Nebraska fans were over the moon in the first half, watching NU out-play Penn State and take a 27-6 lead into the half. Then, the familiar second-half doldrums and catastrophic defensive breakdown came back, and Nebraska gave Penn State two legit shots to send the game into overtime.
But the defense held both times, keeping the Lions off the board in two first-and-goal situations, and salting away head coach Scott Frost’s first win in 2020.
So in reviewing Nebraska’s nail-biter against Penn State …
Luke’s Team. Frost made a bold choice in benching Adrian Martinez for Luke McCaffrey – although given Martinez’s struggles going back to last year, it would have been hard to make any other decision. The decision paid off, with McCaffrey delivering decisiveness, footspeed, accuracy, and good decision-making
Special Teams. Hey, remember last year when Nebraska was literally pulling people off the street to fill in kicking roles? This year, both spots have been manned well, with Connor Culp as placekicker and Will Pryztup at punter. Culp didn’t do anything remarkable, but was incredibly reliable, going 3-for-3 on field goals and 3-for-3 on extra points. Even though none of the field goals were longer than 30 yards, the point is that he made them all … and kept Penn State at sufficient arms’ length to avoid yet another devastating collapse.

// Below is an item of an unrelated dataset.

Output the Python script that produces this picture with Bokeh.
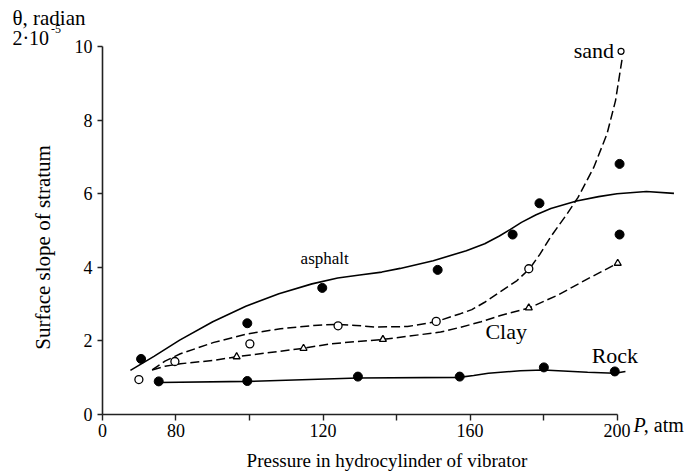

And when Nebraska’s offense went three-and-out late in the game and was set to give Penn State the ball back with a chance to tie, Pryztup uncorked a 53-yard punt that required a fair catch, making the Lions go 69 yards to tie the game. As we saw, Penn State was able to get most of that distance – but not all of it.
Last year, that wasn’t the case. And not having those quietly competent specialists could easily have been the difference between victory and defeat in a game like this for Nebraska.
Meaningless Stat. Penn State had 501 total yards to Nebraska’s 298 – and lost by seven. Last week, Nebraska had 442 yards to Northwestern’s 317 last week – and lost by eight.
It’s almost like total yardage is a pretty meaningless statistic. It’s not quite like a Win in baseball, but please keep in mind that total yardage can be incredibly misleading. In many ways, Nebraska beat Penn State in the same manner that Northwestern beat Nebraska last week – by forcing the opponent to be methodical down the field, and preventing touchdowns in the red zone.
Second Half Struggles. Nebraska has played three games in 2020. It has scored six points – in total – in the second half. That works out to 0.067 points per minute. Nebraska’s run a total of 95 second-half plays, yielding 0.063 points per play.
That’s … bad.
Thankfully Nebraska had a big enough first half lead to survive the second half offensive power outage – as well as facing an opponent somehow worse in the red zone than NU. While a win like this is critical for the team’s psyche, Nebraska can’t just cede the second half offensively if it wants to turn that mythical corner.
Staying Sharp. Nebraska’s still struggling with getting correct personnel in on offense, even coming out of stoppages of play. It wasn’t nearly the struggle it had been in weeks past, but those are the kinds of mistakes that just simply shouldn’t happen at all.
Converting. Much like last week, third down and red zone conversions for Nebraska were anemic. Nebraska was 4-for-12 on third downs, and 1-for-4 in touchdowns scored in the red zone. Both of those statistics are a big reason why Penn State was able to mount a comeback and – almost – snatch a victory away from Nebraska.
AND THE FOOT IN THE GROUND
Well, there it is, Husker Fan. We’ve talked a lot here about how winning begets winning. Now – finally – Nebraska has gotten a payoff for all its hard work. Now there’s some confidence that can build from a win over a marquee team.
Yes, I know Penn State is 0-4, but it’s still Penn State. There’s still NFL guys – a bunch of them – that were on the field trying to muster that comeback. And, finally, Nebraska was in a tight spot and made the winning play instead of having the winning play made against it.
The closest thing Nebraska had to that kind of a result was last year’s 13-10 thriller over Northwestern. Given how anemic Nebraska’s offense was in that game, it was hard to see it as a turning point – and with Nebraska getting bullied by Minnesota the following week, 34-7, it clearly wasn’t.
This feels a little different. Nebraska really dominated Penn State in the first half. Then, the calamitous find-a-way-to-lose Nebraska showed up in the second half. But the defense bowed up, again and again, and made two goal line stands to preserve a win.
So, let’s see if this is when Nebraska as a program finally puts a metaphorical foot in the ground to change direction. Next week Illinois comes to town, coming off its first win of the season after handing the starting quarterback job to dual threat freshman Isaiah Williams.
The opportunity is there for Nebraska to get only its fourth back-to-back winning streak in Frost’s tenure. A win over Illinois – a team that Nebraska has the talent to beat – puts Nebraska at .500 going into Black Friday against Iowa.
Nebraska got the win it desperately needed, to put confidence and hope into a battered program. Let’s see if that foot in the ground holds, and Nebraska can build on this victory to change the direction of the program.